Conventionally, there are two primary methods employed to back-grind very thin semiconductor wafers. A first method involves laminating a relatively thin, flexible tape to the device side of the wafer prior to back-grinding. In some cases, a layer of photoresist is applied to the device side of the wafer prior to the application of the tape. The wafer is then ground and stress is relieved by chemical etching or chemo-mechanical polishing. The tape is removed by peeling, and the photoresist (if used) is removed by immersion in a hot acid solution or solvent. The thinned wafer is then transferred to a dicing frame (a sheet of adhesive held taught by a square, rigid frame) for die singulation (dicing).
This first method may be adequate for processing where the final wafer thickness is greater than or equal to 300 μm. However, as the final thickness of the ground wafer is decreased, especially when the target reaches 150 μm or less, this method becomes problematic for several reasons. First, the combination of photoresist and tape does not provide sufficient mechanical strength/stiffness to adequately support the thinned wafer as it is removed from the grinder chuck and moved to subsequent processing stations. The insufficient thinned wafer support can result in increased propensity for the wafer to break apart. This problem grows more acute as the diameter of the wafer increases.

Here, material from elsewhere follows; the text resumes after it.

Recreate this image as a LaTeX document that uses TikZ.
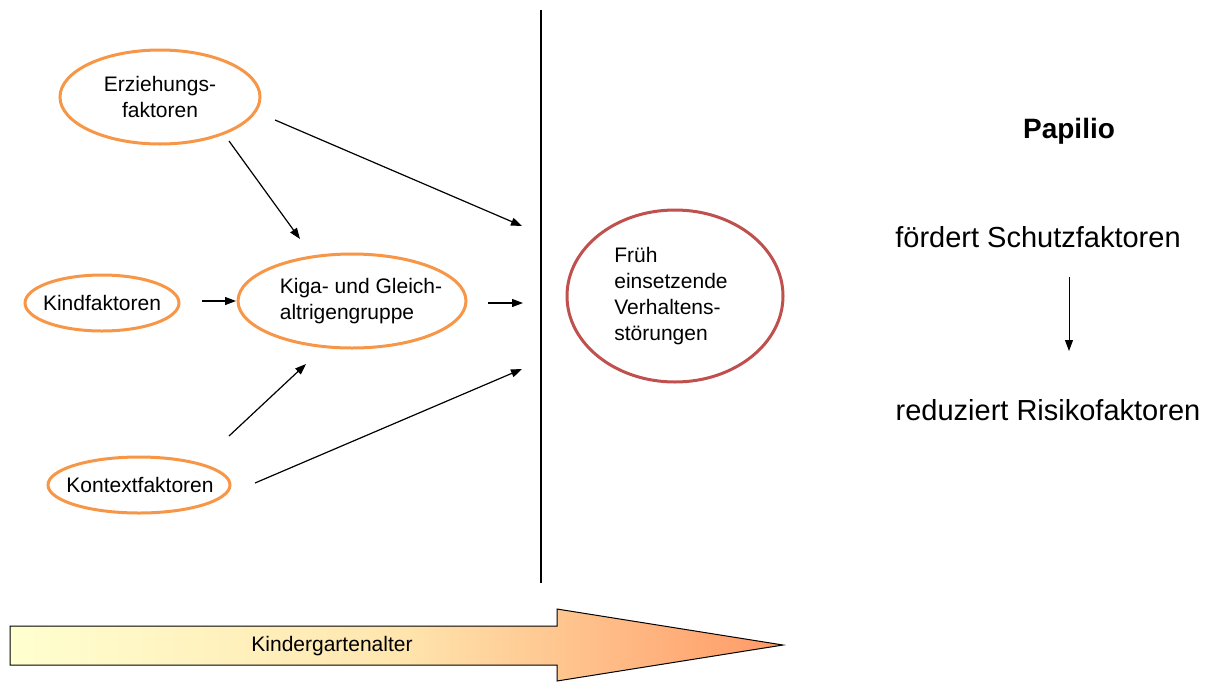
\documentclass[tikz,border=0pt]{standalone}
\usepackage{fontspec}
\setmainfont{Liberation Sans}
\usetikzlibrary{shapes.geometric,arrows.meta}
\definecolor{ora}{HTML}{F79646}
\definecolor{rd}{HTML}{C0504D}
\definecolor{ylw}{HTML}{FFFFD0}
\definecolor{mid}{HTML}{FFE6AE}
\definecolor{org}{HTML}{FF9966}
\begin{document}
\begin{tikzpicture}[x=1pt,y=-1pt,
  lbl/.style={font=\fontsize{21}{26}\selectfont,align=left,inner sep=0pt},
  oval/.style={ellipse,draw=ora,line width=3pt,inner sep=0pt},
  redoval/.style={ellipse,draw=rd,line width=3pt,inner sep=0pt},
  conn/.style={line width=1.2pt,-{Triangle[length=11pt,width=8pt]}},
  txt/.style={font=\fontsize{29}{34}\selectfont,inner sep=0pt}]
\useasboundingbox (0,0) rectangle (1215,681);
% nodes
\node[oval,minimum width=200pt,minimum height=94pt,label={[lbl,align=center]center:Erziehungs-\\faktoren}] (erz) at (160,97) {};
\node[oval,minimum width=154pt,minimum height=56pt,label={[lbl]center:Kindfaktoren}] (kind) at (102,303) {};
\node[oval,minimum width=228pt,minimum height=94pt,label={[lbl,xshift=9pt]center:Kiga- und Gleich-\\altrigengruppe}] (kiga) at (352,301) {};
\node[oval,minimum width=182pt,minimum height=56pt,label={[lbl,xshift=1pt]center:Kontextfaktoren}] (kon) at (139,485) {};
\node[redoval,minimum width=216pt,minimum height=172pt,label={[lbl,xshift=-4pt]center:Früh\\einsetzende\\Verhaltens-\\störungen}] (frueh) at (675,296) {};
% vertical separator
\coordinate (lt) at (541,10);
\coordinate (lb) at (541,583);
\draw[line width=2pt] (lt) -- (lb);
% arrow endpoints
\coordinate (a1s) at (229,141);
\coordinate (a1e) at (300,239);
\coordinate (a2s) at (275,120);
\coordinate (a2e) at (522,226);
\coordinate (a3s) at (202,301);
\coordinate (a3e) at (236,301);
\coordinate (a4s) at (488,303);
\coordinate (a4e) at (523,303);
\coordinate (a5s) at (229,436);
\coordinate (a5e) at (306,364);
\coordinate (a6s) at (255,483);
\coordinate (a6e) at (522,369);
\draw[conn] (a1s) -- (a1e);
\draw[conn] (a2s) -- (a2e);
\draw[conn] (a3s) -- (a3e);
\draw[conn] (a4s) -- (a4e);
\draw[conn] (a5s) -- (a5e);
\draw[conn] (a6s) -- (a6e);
% right side
\node[txt,font=\bfseries\fontsize{28}{32}\selectfont] (pap) at (1069,131) {Papilio};
\node[txt] (foe) at (1038,237) {fördert Schutzfaktoren};
\node[txt] (red) at (1048,410) {reduziert Risikofaktoren};
\coordinate (r1) at (1069,277);
\coordinate (r2) at (1069,351);
\draw[conn,line width=1pt] (r1) -- (r2);
% big arrow
\path[draw=black,line width=1pt,left color=ylw,right color=org,middle color=mid]
  (10,626) -- (557,626) -- (557,609) -- (783,645) -- (557,681) -- (557,665) -- (10,665) -- cycle;
\node[font=\fontsize{21}{26}\selectfont] (ka) at (332,646) {Kindergartenalter};
\end{tikzpicture}
\end{document}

A second problem with this method is due to the fact that the combination of photoresist and tape is relatively soft and yielding. The depth of damage induced into the silicon wafer by the grinding process is a function of the stiffness and rigidity of the grinding system (grinding head, spindle, wheel, and chuck) and of the substrate (wafer) being ground: the greater the degree of stiffness of the substrate, the less the depth of grind damage, and vice-versa. Thus, the relatively soft and non-rigid character of the photoresist/tape combination induces a degree of chatter in the grind wheel which limits the final wafer thickness that can be achieved because the wafer can fall apart if the grind damage propagates all the way from the ground surface to the opposing surface of the wafer.
Further, in the case where no photoresist is used, problems can result from removal of the tape. Mechanical peeling of the tape can directly damage delicate device features. Further, stress induced in the overall wafer by the mechanical peeling can lead to warpage and/or curling of the wafer during subsequent processing and handling. The warpage and/or curling may result in wafer breakage or related problems.
In the case where a photoresist coating is used under the back-grinding tape, the removal of the photoresist poses a problem. Photoresist is typically removed with hot acid solutions or organic solvents. Acid solutions and organic solvents are both undesirable with respect to worker health and safety, environmental stewardship, and the costs and complications associated with waste management and removal.
The second primary method employed to back-grind wafers is conventionally used when the desired final wafer thickness falls below the threshold possible using the first method described above. This second method involves mounting the wafer to be thinned onto a rigid support structure (commonly made of stainless steel, ceramic, or quartz) through use of wax or other adhesive. This second method may be used to obtain final wafer thicknesses below 150 μm. However, this second method also has several problems.
First, the method requires that the thinned wafer be separated from its support plate prior to mounting the wafer on a dicing frame. The thinned wafer is therefore vulnerable to damage or breakage during the removal operation and subsequent transfer. The likelihood of this problem occurring increases as the thickness of the wafer decreases.
Second, the method is very difficult to automate. Rather, it is a labor-intensive process and highly dependent on the skills of the operator for its success. Consequently, the method offers a low throughput and a correspondingly high production cost. This method, therefore, is not suitable for cost-effective, automated high-volume production of mainstream commercial products.